_INSTRUCTIONS FOR THE TASK_: From the entries that follow, reproduce exactly and only the lines from the line with "Convert this chart to Observable Plot code." to the line with "const pts = (xs, ys)", endpoints included.

_DATA PROVIDED_:
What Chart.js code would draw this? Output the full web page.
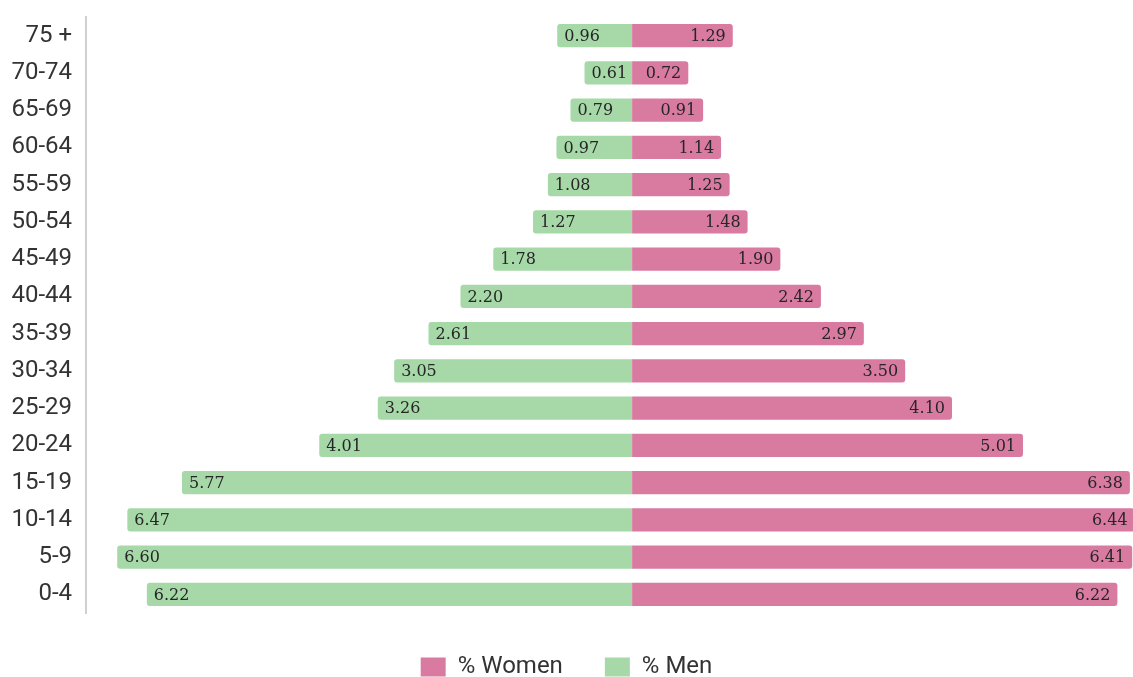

---

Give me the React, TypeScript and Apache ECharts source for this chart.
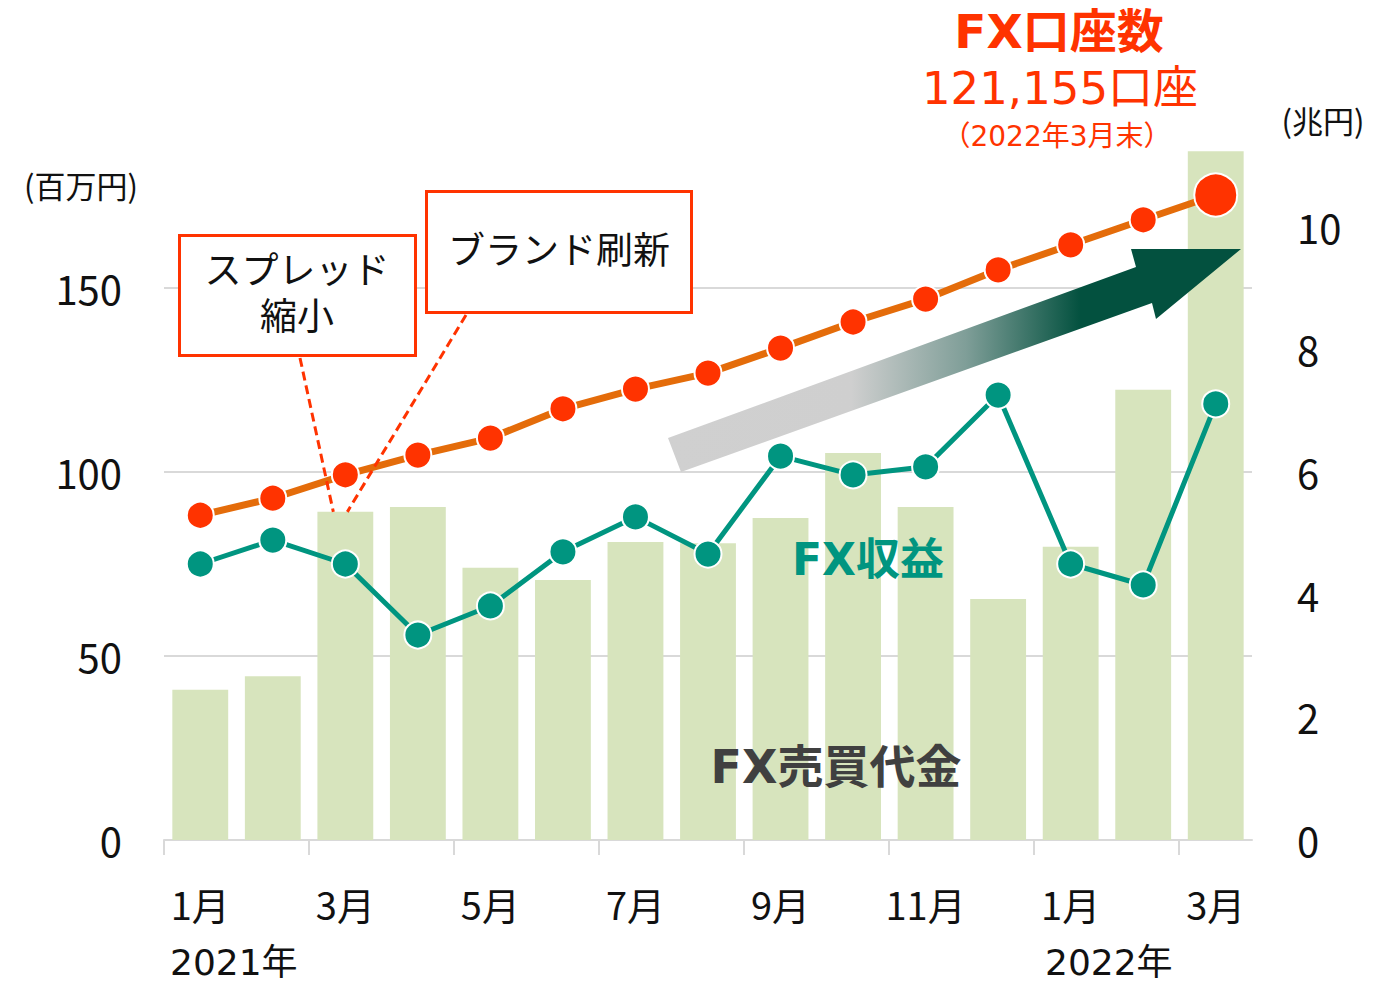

...

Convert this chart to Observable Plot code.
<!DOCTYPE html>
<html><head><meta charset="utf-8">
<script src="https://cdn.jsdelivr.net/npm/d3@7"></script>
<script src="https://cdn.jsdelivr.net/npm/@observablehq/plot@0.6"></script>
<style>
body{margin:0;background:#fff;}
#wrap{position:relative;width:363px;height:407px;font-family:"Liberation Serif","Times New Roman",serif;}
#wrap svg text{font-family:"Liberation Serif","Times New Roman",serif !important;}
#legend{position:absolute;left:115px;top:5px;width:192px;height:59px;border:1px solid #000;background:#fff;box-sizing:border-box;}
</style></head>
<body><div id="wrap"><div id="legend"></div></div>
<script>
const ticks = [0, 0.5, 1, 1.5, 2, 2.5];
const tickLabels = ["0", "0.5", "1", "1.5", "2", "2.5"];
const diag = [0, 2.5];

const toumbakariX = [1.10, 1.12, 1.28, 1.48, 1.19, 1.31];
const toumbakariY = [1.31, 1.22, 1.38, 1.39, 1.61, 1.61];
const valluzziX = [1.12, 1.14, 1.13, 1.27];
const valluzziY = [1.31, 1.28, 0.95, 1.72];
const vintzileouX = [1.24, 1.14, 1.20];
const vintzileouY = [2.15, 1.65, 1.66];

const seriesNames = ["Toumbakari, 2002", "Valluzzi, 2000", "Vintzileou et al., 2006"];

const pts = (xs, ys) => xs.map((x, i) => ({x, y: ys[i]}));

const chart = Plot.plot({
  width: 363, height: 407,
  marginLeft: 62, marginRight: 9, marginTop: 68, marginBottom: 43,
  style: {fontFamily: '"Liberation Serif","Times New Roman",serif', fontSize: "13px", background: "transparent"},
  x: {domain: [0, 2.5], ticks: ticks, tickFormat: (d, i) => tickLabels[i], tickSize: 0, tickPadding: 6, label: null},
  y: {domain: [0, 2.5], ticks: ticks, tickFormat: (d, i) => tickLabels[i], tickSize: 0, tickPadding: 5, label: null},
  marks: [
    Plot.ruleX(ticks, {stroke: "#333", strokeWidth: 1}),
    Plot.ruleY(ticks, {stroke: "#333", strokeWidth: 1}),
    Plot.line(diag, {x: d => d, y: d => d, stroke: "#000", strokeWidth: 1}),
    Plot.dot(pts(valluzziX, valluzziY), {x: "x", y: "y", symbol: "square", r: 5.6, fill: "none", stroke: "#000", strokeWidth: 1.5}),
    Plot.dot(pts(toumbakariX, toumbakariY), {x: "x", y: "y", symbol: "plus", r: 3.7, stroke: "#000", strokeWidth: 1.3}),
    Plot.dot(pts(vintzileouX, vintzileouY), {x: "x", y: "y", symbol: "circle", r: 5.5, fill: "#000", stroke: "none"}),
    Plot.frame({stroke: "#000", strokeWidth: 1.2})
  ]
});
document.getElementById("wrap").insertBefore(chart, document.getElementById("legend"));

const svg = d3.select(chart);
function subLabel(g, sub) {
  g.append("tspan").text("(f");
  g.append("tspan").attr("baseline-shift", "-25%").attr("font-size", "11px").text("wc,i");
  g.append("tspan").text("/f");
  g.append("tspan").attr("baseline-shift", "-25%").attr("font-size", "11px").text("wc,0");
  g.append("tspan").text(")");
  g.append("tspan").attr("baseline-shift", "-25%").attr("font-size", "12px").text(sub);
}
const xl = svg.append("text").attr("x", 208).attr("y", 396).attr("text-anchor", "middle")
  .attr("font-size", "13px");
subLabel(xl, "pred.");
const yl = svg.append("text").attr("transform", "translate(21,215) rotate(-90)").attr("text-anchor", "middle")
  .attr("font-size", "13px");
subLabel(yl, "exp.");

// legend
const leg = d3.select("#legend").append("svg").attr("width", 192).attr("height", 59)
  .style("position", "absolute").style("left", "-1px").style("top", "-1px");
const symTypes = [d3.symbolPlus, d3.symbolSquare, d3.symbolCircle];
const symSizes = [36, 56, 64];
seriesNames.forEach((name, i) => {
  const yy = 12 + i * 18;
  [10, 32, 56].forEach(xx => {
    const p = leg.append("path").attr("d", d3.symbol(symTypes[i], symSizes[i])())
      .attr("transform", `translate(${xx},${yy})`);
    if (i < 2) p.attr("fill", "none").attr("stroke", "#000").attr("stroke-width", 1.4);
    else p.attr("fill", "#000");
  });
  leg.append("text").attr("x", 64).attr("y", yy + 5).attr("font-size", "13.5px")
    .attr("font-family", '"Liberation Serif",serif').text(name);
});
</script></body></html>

_SOLUTION TO THE EXERCISE_:
Convert this chart to Observable Plot code.
<!DOCTYPE html>
<html><head><meta charset="utf-8">
<script src="https://cdn.jsdelivr.net/npm/d3@7"></script>
<script src="https://cdn.jsdelivr.net/npm/@observablehq/plot@0.6"></script>
<style>
body{margin:0;background:#fff;}
#wrap{position:relative;width:363px;height:407px;font-family:"Liberation Serif","Times New Roman",serif;}
#wrap svg text{font-family:"Liberation Serif","Times New Roman",serif !important;}
#legend{position:absolute;left:115px;top:5px;width:192px;height:59px;border:1px solid #000;background:#fff;box-sizing:border-box;}
</style></head>
<body><div id="wrap"><div id="legend"></div></div>
<script>
const ticks = [0, 0.5, 1, 1.5, 2, 2.5];
const tickLabels = ["0", "0.5", "1", "1.5", "2", "2.5"];
const diag = [0, 2.5];

const toumbakariX = [1.10, 1.12, 1.28, 1.48, 1.19, 1.31];
const toumbakariY = [1.31, 1.22, 1.38, 1.39, 1.61, 1.61];
const valluzziX = [1.12, 1.14, 1.13, 1.27];
const valluzziY = [1.31, 1.28, 0.95, 1.72];
const vintzileouX = [1.24, 1.14, 1.20];
const vintzileouY = [2.15, 1.65, 1.66];

const seriesNames = ["Toumbakari, 2002", "Valluzzi, 2000", "Vintzileou et al., 2006"];

const pts = (xs, ys) => xs.map((x, i) => ({x, y: ys[i]}));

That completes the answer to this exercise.